La marge sur coût alimentaire (prix de vente de la vache finie moins le prix auquel elle aurait pu être vendue maigre et les charges d’alimentation) ne varie pas beaucoup selon la durée d’engraissement. En conjoncture très favorable comme celle de l'automne 2025 cependant, avec un cours du gras très élevé et un prix de l'aliment relativement bas, elle est quand même améliorée avec un engraissement sur 150 jours plutôt que sur 90 ou 120 jours (+50 euros de marge sur coût alimentaire entre 120 et 90 jours ; + 50 euros de marge sur coût alimentaire entre 150 et 120 jours).

 

Une marge améliorée avec 150 jours de finition en conjoncture très favorable

Marge "quasi nette" par vache de réforme engraissée (euros)

graphique marge engraissement vaches de réforme

Min = conjoncture minimum : années 2020 et 2021

Moy. = conjoncture moyenne : moyenne des années 2017 à 2024

Max = conjoncture maximum : automne 2025

source : ferme expérimentale des Bordes - Arvalis

 

Sur une marge "quasi-nette", qui tient compte du coût de la distribution de l'alimentation, du paillage, des frais vétérinaires, de l'eau et l'électricité ainsi que du taux de mortalité, les frais peuvent peser. « En moyenne sur les huit dernières campagnes, il faut que la vache gagne 18 kgC par mois supplémentaire d’engraissement, ce qui correspond à une croissance d'au moins 1200 g/j pour compenser les coûts supplémentaires », explique Antoine Buteau. « C'est tout à fait réalisable pour certaines vaches, mais pas pour toutes.
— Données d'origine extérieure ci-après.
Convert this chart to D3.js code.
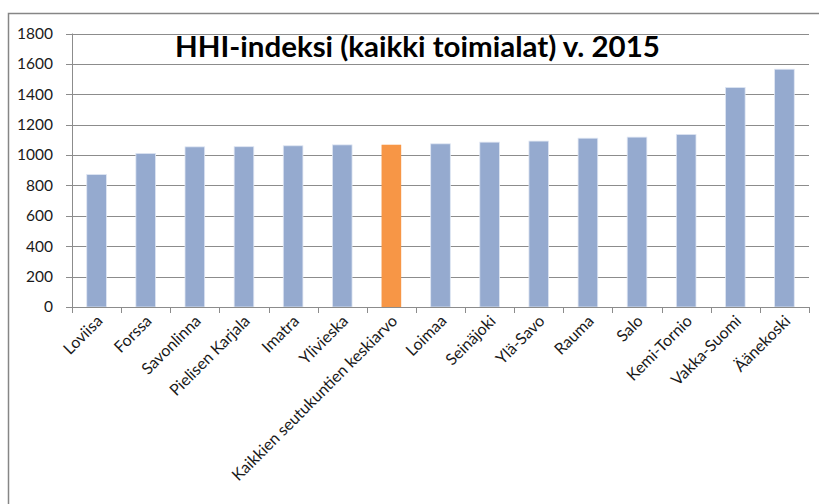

Et en allongeant la durée d'engraissement, le risque de mortalité augmente. »

Dans la conjoncture de l'automne 2025, avec des prix du gras élevés et un prix de l'aliment relativement bas, augmenter la durée d’engraissement et donc le poids de carcasse est particulièrement intéressant. « Avec un blé à 190 €/t, la vache grasse à 7,2 €/kgc, la vache maigre à 3.9 €/kgV, la marge est de 63 € pour un engraissement sur 90 jours, 84 € pour un engraissement sur 120 jours et 126 € pour un engraissement sur 150 jours », calcule l'ingénieur. 

Peser les vaches de réforme au moins trois fois 

Pour être susceptibles d’être engraissées, les vaches de réforme doivent être en bonne santé et présenter de bons aplombs. Il faut vérifier que la surface de leur logement et la place à l’auge sont adéquates (8-10 m²/vache, 80 cm de place à l’auge par vache), et qu’elles disposent bien à volonté d’une eau d’abreuvement de qualité. La nature de la ration a peu d’influence du moment que l’équilibre est respecté, avec 0,85 UFV/kg MS et 90 g PDI/UFV comme référence de base. Les céréales sont à distribuer aplaties ou grossièrement moulues, et les concentrés distribués en deux fois par jour si ils représentent plus de 4 kg/jour (ou mélangés aux fourrages). « Nous  préconisons de peser les vaches de réforme au moins trois fois au cours de leur finition pour suivre leur évolution », rappellent Jean-Jacques Berton de l’Institut de l’Elevage et Antoine Buteau d’Arvalis Institut du végétal.